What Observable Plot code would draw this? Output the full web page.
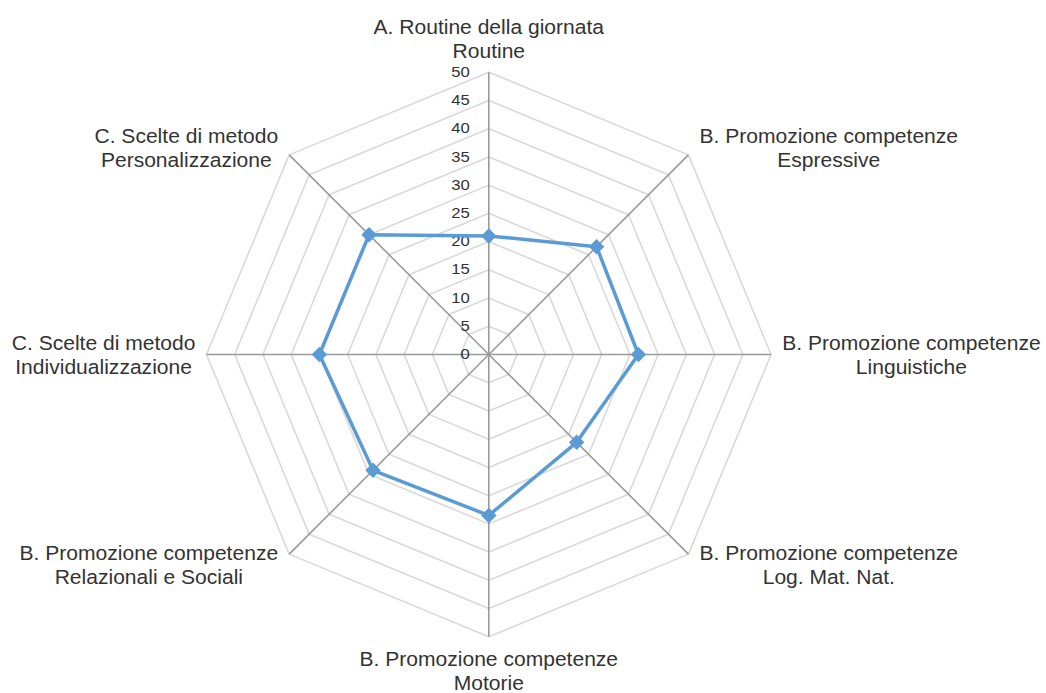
<!DOCTYPE html>
<html>
<head>
<meta charset="utf-8">
<script src="https://cdn.jsdelivr.net/npm/d3@7"></script>
<script src="https://cdn.jsdelivr.net/npm/@observablehq/plot@0.6"></script>
<style>
  html, body { margin: 0; padding: 0; background: #fff; }
  #chart { width: 1046px; height: 693px; }
</style>
</head>
<body>
<div id="chart"></div>
<script>
// ---- Data ----
const categories = [
  "A. Routine della giornata\nRoutine",
  "B. Promozione competenze\nEspressive",
  "B. Promozione competenze\nLinguistiche",
  "B. Promozione competenze\nLog. Mat. Nat.",
  "B. Promozione competenze\nMotorie",
  "B. Promozione competenze\nRelazionali e Sociali",
  "C. Scelte di metodo\nIndividualizzazione",
  "C. Scelte di metodo\nPersonalizzazione"
];
const values = [21, 27, 26.5, 22, 28.5, 29, 30, 30];
const tickValues = [0, 5, 10, 15, 20, 25, 30, 35, 40, 45, 50];
const maxValue = 50;

// ---- Layout ----
const W = 1046, H = 693;
const cx = 488.3, cy = 354;          // centre in pixels
const R = 282.3;                      // pixel radius of the 50 ring
const k = R / maxValue;               // pixels per unit
const n = categories.length;
const angle = i => (2 * Math.PI * i) / n; // clockwise from top
const polar = (i, r) => ({x: r * Math.sin(angle(i)), y: r * Math.cos(angle(i))});

const labelFont = 19.5, labelScale = 1.08;
const tickFont = 14.5, tickScale = 1.15;
const textColor = "#333333";
const fontFamily = "'Liberation Sans', Arial, sans-serif";

// grid rings (skip 0)
const rings = [];
tickValues.filter(t => t > 0).forEach(t => {
  for (let i = 0; i <= n; i++) rings.push({ring: t, ...polar(i % n, t)});
});
// spokes
const spokes = categories.map((c, i) => ({x1: 0, y1: 0, x2: polar(i, maxValue).x, y2: polar(i, maxValue).y}));
// series
const series = [];
for (let i = 0; i <= n; i++) series.push({cat: categories[i % n], v: values[i % n], ...polar(i % n, values[i % n])});

// measure label widths
const ctx = document.createElement("canvas").getContext("2d");
ctx.font = `${labelFont}px ${fontFamily}`;
const labels = categories.map((c, i) => {
  const w = Math.max(...c.split("\n").map(s => ctx.measureText(s).width)) * labelScale;
  const tip = polar(i, maxValue);
  const s = Math.sin(angle(i)), co = Math.cos(angle(i));
  let dxp, dyp;
  if (Math.abs(s) < 0.01) { dxp = 0; dyp = co * 34; }
  else { dxp = Math.sign(s) * (w / 2 + 11); dyp = Math.abs(co) < 0.01 ? 0 : (co > 0 ? 8 : -10); }
  return {text: c, x: tip.x + dxp / k, y: tip.y + dyp / k};
});

const plot = Plot.plot({
  width: W,
  height: H,
  marginTop: 0, marginRight: 0, marginBottom: 0, marginLeft: 0,
  x: {domain: [-cx / k, (W - cx) / k], range: [0, W], axis: null},
  y: {domain: [-(H - cy) / k, cy / k], range: [H, 0], axis: null},
  style: {fontFamily, background: "#fff", overflow: "visible"},
  marks: [
    Plot.line(rings, {x: "x", y: "y", z: "ring", stroke: "#d9d9d9", strokeWidth: 1.6}),
    Plot.link(spokes, {x1: "x1", y1: "y1", x2: "x2", y2: "y2", stroke: "#9a9a9a", strokeWidth: 1.6}),
    Plot.text(tickValues, {x: 0, y: d => d, text: d => String(d), textAnchor: "end", dx: -19,
      fontSize: tickFont, fill: textColor, className: "tick-label"}),
    Plot.line(series, {x: "x", y: "y", stroke: "#5b9bd5", strokeWidth: 3.5, strokeLinejoin: "round"}),
    Plot.dot(series.slice(0, n), {x: "x", y: "y", symbol: "diamond2", r: 6, fill: "#5b9bd5", stroke: "#5b9bd5"}),
    Plot.text(labels, {x: "x", y: "y", text: "text", textAnchor: "middle", lineAnchor: "middle",
      lineHeight: 1.23, fontSize: labelFont, fill: textColor, className: "cat-label"})
  ]
});

// widen text horizontally to match the reference rendering
plot.querySelectorAll(".cat-label text").forEach(t => {
  t.setAttribute("transform", (t.getAttribute("transform") || "") + ` scale(${labelScale},1)`);
});
plot.querySelectorAll(".tick-label text").forEach(t => {
  t.setAttribute("transform", (t.getAttribute("transform") || "") + ` scale(${tickScale},1)`);
});

document.getElementById("chart").appendChild(plot);
</script>
</body>
</html>
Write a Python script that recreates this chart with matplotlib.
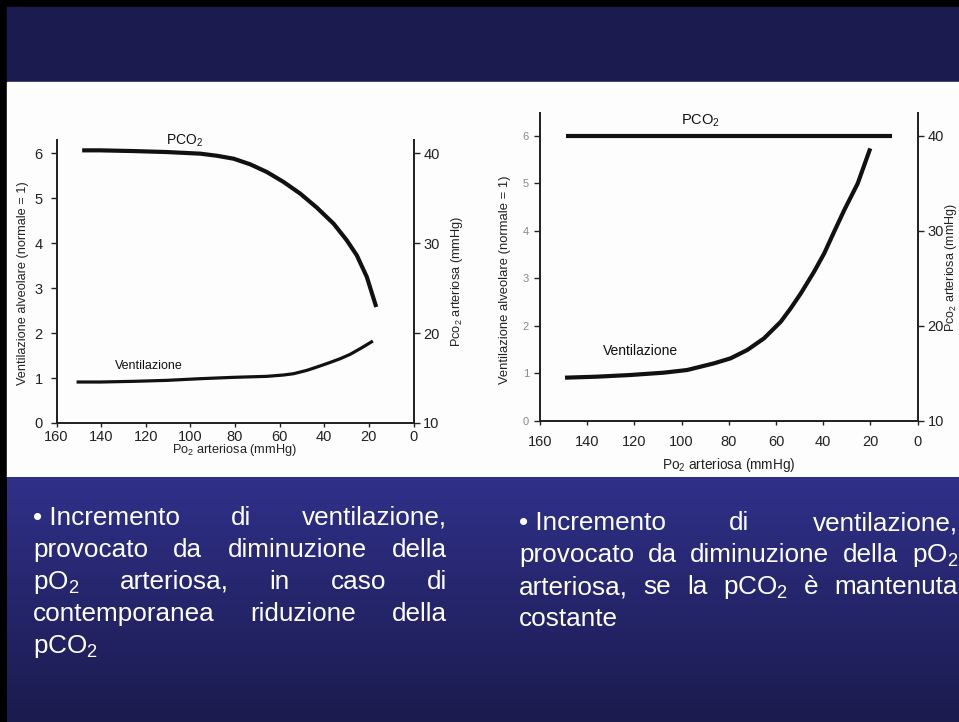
import numpy as np
import matplotlib
matplotlib.use('Agg')
import matplotlib.pyplot as plt
from matplotlib.patches import Rectangle

plt.rcParams['font.family'] = ['Liberation Sans', 'DejaVu Sans']
plt.rcParams['mathtext.fontset'] = 'custom'
plt.rcParams['mathtext.rm'] = 'Liberation Sans'
plt.rcParams['mathtext.it'] = 'Liberation Sans:italic'
plt.rcParams['mathtext.bf'] = 'Liberation Sans:bold'
plt.rcParams['mathtext.default'] = 'rm'

# ---------------- data ----------------
x_ticks = [160, 140, 120, 100, 80, 60, 40, 20, 0]
vent_ticks = [0, 1, 2, 3, 4, 5, 6]
pco2_ticks = [10, 20, 30, 40]

# left chart: PCO2 falls as PO2 decreases
left_pco2_po2 = [148.5, 140.3, 125.4, 110.4, 95.5, 88.1, 80.6, 73.1, 65.7, 58.2, 50.7, 43.3, 35.8, 29.9, 25.4, 20.9, 16.7]
left_pco2 = [40.30, 40.30, 40.22, 40.11, 39.93, 39.70, 39.37, 38.74, 37.89, 36.78, 35.48, 33.93, 32.15, 30.30, 28.63, 26.22, 22.89]
left_vent_po2 = [151.0, 140.3, 125.4, 110.4, 95.5, 80.6, 65.7, 58.2, 53.7, 47.8, 43.3, 38.1, 32.8, 28.4, 23.9, 20.9, 18.2]
left_vent = [0.911, 0.911, 0.926, 0.948, 0.985, 1.015, 1.037, 1.067, 1.096, 1.170, 1.244, 1.333, 1.430, 1.526, 1.652, 1.741, 1.822]

# right chart: PCO2 kept constant
right_pco2_po2 = [149, 11]
right_pco2 = [40, 40]
right_vent_po2 = [149.4, 135.9, 121.8, 107.6, 97.7, 86.3, 79.3, 72.2, 65.1, 58.0, 53.8, 49.5, 43.9, 39.6, 35.4, 31.1, 25.4, 20.1]
right_vent = [0.911, 0.932, 0.967, 1.016, 1.072, 1.212, 1.317, 1.493, 1.738, 2.088, 2.369, 2.684, 3.139, 3.525, 3.980, 4.436, 4.997, 5.732]

left_lines = [
    "\u2022\u00a0Incremento di ventilazione,",
    "provocato da diminuzione della",
    "pO$_2$ arteriosa, in caso di",
    "contemporanea riduzione della",
    "pCO$_2$",
]
right_lines = [
    "\u2022\u00a0Incremento di ventilazione,",
    "provocato da diminuzione della pO$_2$",
    "arteriosa, se la pCO$_2$ \u00e8 mantenuta",
    "costante",
]

# ---------------- figure / background ----------------
W, H = 959, 722
fig = plt.figure(figsize=(W / 100, H / 100), dpi=100)
bg = fig.add_axes([0, 0, 1, 1])
bg.axis('off')
bg.add_patch(Rectangle((0, 0), W, H, color='black', zorder=0))
bg.add_patch(Rectangle((7, 7), W - 7, 75, color='#1b1b4f', zorder=1))
bg.add_patch(Rectangle((7, 82), W - 7, 395, color='#fdfdfd', zorder=1))
grad = np.linspace(0, 1, 256)[:, None, None]
c_top = np.array([48, 48, 138]) / 255.0
c_bot = np.array([27, 27, 78]) / 255.0
img = c_top[None, None, :] * (1 - grad) + c_bot[None, None, :] * grad
img = np.repeat(img, 2, axis=1)
bg.imshow(img, extent=(7, W, H, 477), aspect='auto', interpolation='bilinear', zorder=1)
bg.set_xlim(0, W)
bg.set_ylim(H, 0)


def px_rect(x0, x1, ytop, ybot):
    return [x0 / W, (H - ybot) / H, (x1 - x0) / W, (ybot - ytop) / H]


def make_chart(rect, ytop, xlab_y, ylab_lx, ylab_ly, ylab_rx, ylab_ry, xpad,
               left_tick_color, left_tick_fs, left_pad, lab_fs, rlab_fs, xlab_fs):
    ax = fig.add_axes(rect)
    ax.set_facecolor('none')
    ax.set_xlim(160, 0)
    ax.set_ylim(0, ytop)
    ax2 = ax.twinx()
    ax2.set_ylim(10, 10 + 5 * ytop)
    for a in (ax, ax2):
        a.spines['top'].set_visible(False)
        for s in ('left', 'right', 'bottom'):
            a.spines[s].set_linewidth(1.3)
            a.spines[s].set_color('#222222')
    ax.set_xticks(x_ticks)
    ax.set_xticklabels([str(v) for v in x_ticks])
    ax.set_yticks(vent_ticks)
    ax.set_yticklabels([str(v) for v in vent_ticks])
    ax2.set_yticks(pco2_ticks)
    ax2.set_yticklabels([str(v) for v in pco2_ticks])
    ax.tick_params(axis='x', direction='out', length=3, width=1, pad=xpad, labelsize=10.5, colors='#222222')
    ax.tick_params(axis='y', direction='out', length=4, width=1, pad=left_pad, labelsize=left_tick_fs,
                   labelcolor=left_tick_color, color='#222222')
    ax2.tick_params(axis='y', direction='out', length=4, width=1, pad=3, labelsize=10.5, colors='#222222')
    ax.set_xlabel('Po$_2$ arteriosa (mmHg)', fontsize=xlab_fs, color='#222222')
    ax.xaxis.set_label_coords(0.5, xlab_y)
    ax.set_ylabel('Ventilazione alveolare (normale = 1)', fontsize=lab_fs, color='#222222')
    ax.yaxis.set_label_coords(ylab_lx, ylab_ly)
    ax2.set_ylabel('Pco$_2$ arteriosa (mmHg)', fontsize=rlab_fs, color='#222222')
    ax2.yaxis.set_label_coords(ylab_rx, ylab_ry)
    return ax, ax2


# left chart
axL, axL2 = make_chart(px_rect(56.5, 413.5, 140, 423), 6.29, -0.067, -0.077, 0.495, 1.099, 0.50, 2,
                       '#222222', 10.5, 6, 9.2, 9.2, 9.2)
axL2.plot(left_pco2_po2, left_pco2, color='#111111', lw=3.0, solid_capstyle='butt')
axL.plot(left_vent_po2, left_vent, color='#111111', lw=2.3, solid_capstyle='butt')
axL.text(102.5, 6.27, 'PCO$_2$', fontsize=10, ha='center', va='center', color='#111111')
axL.text(118.7, 1.27, 'Ventilazione', fontsize=9, ha='center', va='center', color='#111111')

# right chart
axR, axR2 = make_chart(px_rect(540, 917.7, 113.3, 421), 6.47, -0.114, -0.077, 0.458, 1.066, 0.497, 7,
                       '#888888', 8, 4, 9.4, 9.0, 9.8)
axR2.plot(right_pco2_po2, right_pco2, color='#111111', lw=3.0, solid_capstyle='butt')
axR.plot(right_vent_po2, right_vent, color='#111111', lw=3.0, solid_capstyle='butt')
axR.text(92, 6.31, 'PCO$_2$', fontsize=10.5, ha='center', va='center', color='#111111')
axR.text(117.5, 1.48, 'Ventilazione', fontsize=10, ha='center', va='center', color='#111111')

# ---------------- justified slide text ----------------
renderer = fig.canvas.get_renderer()
FS = 18.8


def justify(lines, x0, x1, y0, dy):
    for i, line in enumerate(lines):
        y = y0 + i * dy
        words = line.split(' ')
        if i == len(lines) - 1 or len(words) == 1:
            bg.text(x0, y, line, fontsize=FS, color='white', va='baseline', ha='left', zorder=5)
            continue
        texts = [bg.text(0, y, w, fontsize=FS, color='white', va='baseline', ha='left', zorder=5) for w in words]
        widths = [t.get_window_extent(renderer).width for t in texts]
        gap = (x1 - x0 - sum(widths)) / (len(words) - 1)
        x = x0
        for t, w in zip(texts, widths):
            t.set_x(x)
            x += w + gap


justify(left_lines, 33, 447, 525, 32)
justify(right_lines, 519, 958, 530, 32)

fig.savefig('out.png', dpi=100, facecolor='black')
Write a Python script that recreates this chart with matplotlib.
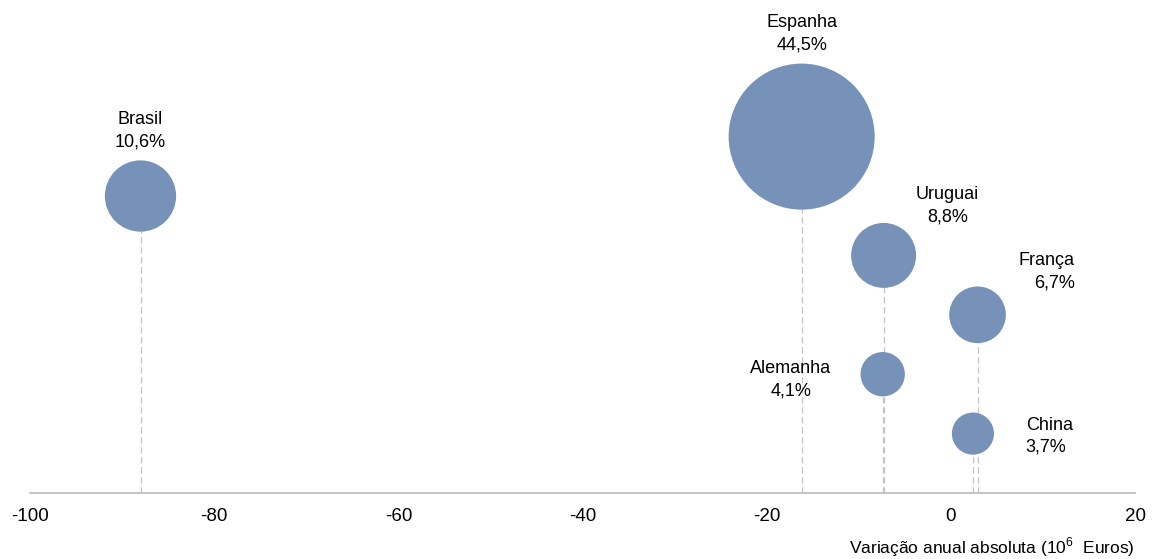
import matplotlib
matplotlib.use("Agg")
import matplotlib.pyplot as plt

plt.rcParams["font.family"] = ["Liberation Sans", "DejaVu Sans"]
plt.rcParams["axes.unicode_minus"] = False
plt.rcParams["mathtext.fontset"] = "custom"
plt.rcParams["mathtext.rm"] = "Liberation Sans"

# dados
paises = ["China", "Alemanha", "França", "Uruguai", "Brasil", "Espanha"]
variacao = [2.4, -7.4, 2.9, -7.3, -88.0, -16.2]   # variacao anual absoluta (10^6 EUR)
quota = [3.7, 4.1, 6.7, 8.8, 10.6, 44.5]          # peso (%)
nivel = [1, 2, 3, 4, 5, 6]                        # posicao vertical

BLUE = "#7692b8"
GREY = "#c4c4c4"

# deslocamento do rotulo em pontos e alinhamento
LBL = {
    "China":    ((38, -2), "left"),
    "Alemanha": ((-66, -4), "center"),
    "França":   ((70, 31), "right"),
    "Uruguai":  ((46, 36), "center"),
    "Brasil":   ((0, 47), "center"),
    "Espanha":  ((0, 74), "center"),
}

fig = plt.figure(figsize=(11.61, 5.59), dpi=100)
ax = fig.add_axes([30 / 1161, 66 / 559, 1105 / 1161, 1 - 66 / 559])

ax.vlines(variacao, 0, nivel, colors=GREY, linestyles=(0, (5, 3)), lw=0.9, zorder=1)
ax.scatter(variacao, nivel, s=[q * 248.5 for q in quota], color=BLUE,
           edgecolors="none", zorder=2)

for nome, x, y, q in zip(paises, variacao, nivel, quota):
    (dx, dy), ha = LBL[nome]
    ax.annotate(f"{nome}\n{q:.1f}%".replace(".", ","), (x, y), xytext=(dx, dy),
                textcoords="offset points", ha=ha, va="center", multialignment=ha,
                fontsize=13, color="black", linespacing=1.4)

ax.set_xlim(-100, 20)
ax.set_ylim(0, 8.3)
ax.set_xticks(range(-100, 21, 20))
ax.set_yticks([])
for s in ("top", "right", "left"):
    ax.spines[s].set_visible(False)
ax.spines["bottom"].set_color("#bfbfbf")
ax.spines["bottom"].set_linewidth(1.3)
ax.tick_params(axis="x", length=0, pad=11, labelsize=13.5)
ax.set_xlabel("Variação anual absoluta (10$^6$  Euros)", loc="right",
              fontsize=12.5, labelpad=7)

fig.savefig("out.png", dpi=100, facecolor="white")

> [Aim of the exercise]: Set down the records above word for word, from the first line through the line containing "const maxValue = 50;", both included; leave out the pictures.

> [Finished exercise]:
What Observable Plot code would draw this? Output the full web page.
<!DOCTYPE html>
<html>
<head>
<meta charset="utf-8">
<script src="https://cdn.jsdelivr.net/npm/d3@7"></script>
<script src="https://cdn.jsdelivr.net/npm/@observablehq/plot@0.6"></script>
<style>
  html, body { margin: 0; padding: 0; background: #fff; }
  #chart { width: 1046px; height: 693px; }
</style>
</head>
<body>
<div id="chart"></div>
<script>
// ---- Data ----
const categories = [
  "A. Routine della giornata\nRoutine",
  "B. Promozione competenze\nEspressive",
  "B. Promozione competenze\nLinguistiche",
  "B. Promozione competenze\nLog. Mat. Nat.",
  "B. Promozione competenze\nMotorie",
  "B. Promozione competenze\nRelazionali e Sociali",
  "C. Scelte di metodo\nIndividualizzazione",
  "C. Scelte di metodo\nPersonalizzazione"
];
const values = [21, 27, 26.5, 22, 28.5, 29, 30, 30];
const tickValues = [0, 5, 10, 15, 20, 25, 30, 35, 40, 45, 50];
const maxValue = 50;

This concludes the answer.